Hovaghimian’s thoughts on building a great startup are simple. In a good company, you need a good team with a great organically cultivated culture. If he could go back in time, he said he would focus more on the main product and start earlier with data analytics as the driver for growth. He also advises entrepreneurs to “build around a core team of hitters.”

“It’ll be obvious very quickly who they are, regardless of what part of the team they come in at. The lows and highs of a startup can be so damn close to each other and it takes an amazing team to pull it through,” he says. “To build a billion-dollar company, you need to build a billion-dollar team. Team first, and always.”

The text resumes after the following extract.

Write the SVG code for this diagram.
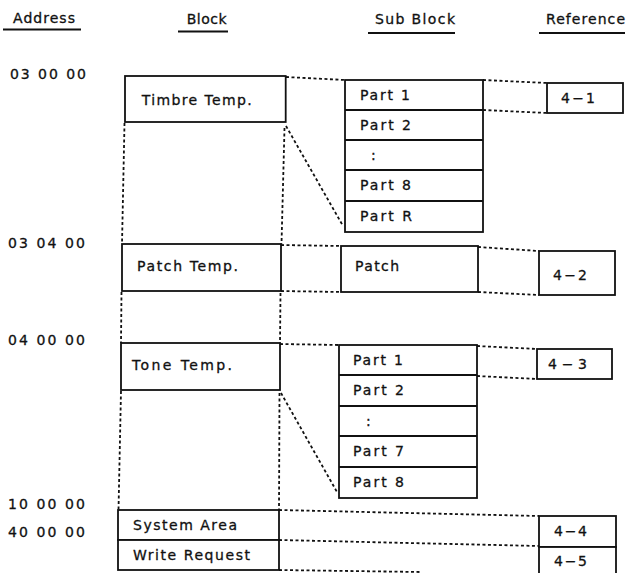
<svg xmlns="http://www.w3.org/2000/svg" width="628" height="573" viewBox="0 0 628 573">
<style>
text{font-family:"DejaVu Sans","Liberation Sans",Arial,sans-serif;font-size:14px;fill:#111;stroke:#111;stroke-width:0.3;}
.box{fill:#fff;stroke:#111;stroke-width:1.8;}
.sep{stroke:#111;stroke-width:1.8;fill:none;}
.ul{stroke:#111;stroke-width:2;}
.dot{stroke:#111;stroke-width:1.8;stroke-dasharray:3 2.5;fill:none;}
</style>
<rect width="628" height="573" fill="#fff"/>
<g id="headers">
<text x="13" y="23" textLength="62" lengthAdjust="spacing">Address</text>
<line class="ul" x1="3" y1="29.5" x2="81" y2="29.5"/>
<text x="186.7" y="24" textLength="40" lengthAdjust="spacing">Block</text>
<line class="ul" x1="178" y1="31.5" x2="228" y2="31.5"/>
<text x="375" y="24" textLength="80" lengthAdjust="spacing">Sub Block</text>
<line class="ul" x1="368" y1="33" x2="455" y2="33"/>
<text x="546" y="24" textLength="79" lengthAdjust="spacing">Reference</text>
<line class="ul" x1="539" y1="33" x2="625" y2="33"/>
</g>
<g id="addresses">
<text x="10" y="79" textLength="76" lengthAdjust="spacing">03 00 00</text>
<text x="8" y="248" textLength="77" lengthAdjust="spacing">03 04 00</text>
<text x="8" y="345" textLength="77" lengthAdjust="spacing">04 00 00</text>
<text x="8" y="509" textLength="77" lengthAdjust="spacing">10 00 00</text>
<text x="8" y="537" textLength="77" lengthAdjust="spacing">40 00 00</text>
</g>
<g id="connectors">
<path class="dot" d="M286 77 L345 80"/>
<path class="dot" d="M286 126 L343 226"/>
<path class="dot" d="M124.5 123 L122 244"/>
<path class="dot" d="M284.5 128 L281.5 244"/>
<path class="dot" d="M483 80 L547 83"/>
<path class="dot" d="M483 110 L547 113"/>
<path class="dot" d="M281 245 L341 246"/>
<path class="dot" d="M281 291 L341 292"/>
<path class="dot" d="M478 247 L539 251"/>
<path class="dot" d="M478 292 L539 295"/>
<path class="dot" d="M121.5 292 L121 343"/>
<path class="dot" d="M280.5 293 L280 343"/>
<path class="dot" d="M280 344 L339 345"/>
<path class="dot" d="M477 346 L537 349"/>
<path class="dot" d="M477 376 L537 379"/>
<path class="dot" d="M281 393 L337 492"/>
<path class="dot" d="M121 391 L118.5 510"/>
<path class="dot" d="M279.5 393 L279 510"/>
<path class="dot" d="M279 510 L539 516"/>
<path class="dot" d="M279 540 L539 546"/>
<path class="dot" d="M279 570 L420 572"/>
</g>
<g id="timbre-temp">
<rect class="box" x="125" y="76" width="160.7" height="46"/>
<text x="141.7" y="105" textLength="110" lengthAdjust="spacing">Timbre Temp.</text>
</g>
<g id="timbre-parts">
<rect class="box" x="345" y="80" width="138" height="152"/>
<path class="sep" d="M345 110 H483 M345 140 H483 M345 170 H483 M345 201 H483"/>
<text x="360" y="100" textLength="50" lengthAdjust="spacing">Part 1</text>
<text x="360" y="130" textLength="51" lengthAdjust="spacing">Part 2</text>
<text x="371" y="160">:</text>
<text x="360" y="190" textLength="51" lengthAdjust="spacing">Part 8</text>
<text x="360" y="221" textLength="52" lengthAdjust="spacing">Part R</text>
</g>
<g id="ref-4-1">
<rect class="box" x="547" y="83" width="76" height="30"/>
<text x="561" y="103" textLength="34" lengthAdjust="spacing">4−1</text>
</g>
<g id="patch-temp">
<rect class="box" x="122" y="244" width="159" height="47"/>
<text x="137" y="271" textLength="101" lengthAdjust="spacing">Patch Temp.</text>
</g>
<g id="patch">
<rect class="box" x="341" y="246" width="137" height="46"/>
<text x="355" y="271" textLength="44" lengthAdjust="spacing">Patch</text>
</g>
<g id="ref-4-2">
<rect class="box" x="539" y="251" width="76" height="44"/>
<text x="553" y="280" textLength="34" lengthAdjust="spacing">4−2</text>
</g>
<g id="tone-temp">
<rect class="box" x="121" y="343" width="159" height="47"/>
<text x="132" y="370" textLength="100" lengthAdjust="spacing">Tone Temp.</text>
</g>
<g id="tone-parts">
<rect class="box" x="339" y="345" width="138" height="153"/>
<path class="sep" d="M339 375 H477 M339 406 H477 M339 436 H477 M339 467 H477"/>
<text x="353" y="365" textLength="50" lengthAdjust="spacing">Part 1</text>
<text x="353" y="395" textLength="51" lengthAdjust="spacing">Part 2</text>
<text x="366" y="426">:</text>
<text x="353" y="456" textLength="51" lengthAdjust="spacing">Part 7</text>
<text x="353" y="487" textLength="51" lengthAdjust="spacing">Part 8</text>
</g>
<g id="ref-4-3">
<rect class="box" x="537" y="349" width="75" height="30"/>
<text x="548" y="369" textLength="39" lengthAdjust="spacing">4−3</text>
</g>
<g id="system-area">
<rect class="box" x="118" y="510" width="161" height="30"/>
<text x="133" y="530" textLength="104" lengthAdjust="spacing">System Area</text>
</g>
<g id="write-request">
<rect class="box" x="118" y="540" width="161" height="30"/>
<text x="133" y="560" textLength="117" lengthAdjust="spacing">Write Request</text>
</g>
<g id="ref-4-4">
<rect class="box" x="539" y="516" width="77" height="31"/>
<text x="554" y="536" textLength="33" lengthAdjust="spacing">4−4</text>
</g>
<g id="ref-4-5">
<rect class="box" x="539" y="547" width="77" height="32"/>
<text x="554" y="566" textLength="33" lengthAdjust="spacing">4−5</text>
</g>
</svg>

Hovaghimian declined to comment if the Viki acquisition figure was $200 million. But he did share with me this note, part of an email he wrote to his team from a coffee shop in Tokyo, when news of the acquisition leaked:

Thank you for every ounce of sacrifice, brainpower, passion and even resistance you’ve put into Viki. I am in awe of what we have built. We’ve picked one of the toughest spaces and models (global content, video and a volunteer community) to build. It’s also been messy and not easy. It was simply crazy, and you know we like the craziness. Look around you, every one of you built this rocket ship.

So, here is to our next phase of growth. From Palo Alto, to our first chair at Hackerspace near Arab Street, to our shop-house on Tras, to our San Francisco and Korea offices, to where we are now — you are the founding team, and you did it.

I’ll leave you with a little drawing I’ve had in my head from my days in grad school. Had this on my Singapore desk for over a year now. We’re at the top right. Non consensus (it’s too niche, it’s too international, we don’t get it, it’s too expensive, it can’t be done, etc.) Those that took the chance on us and bought into our dream were right – that’s disruptive. Saw it on my desk again in Singapore last week on Saturday and it struck me that we are close. Here is to our moment in history! Now… go go go!!

Viki-Non-Concensus
Viki-Non-Concensus

“We’re at the top right. It’s too niche, it’s too international, we don’t get it, it’s too expensive, it can’t be done, etc,” says Hovaghimian.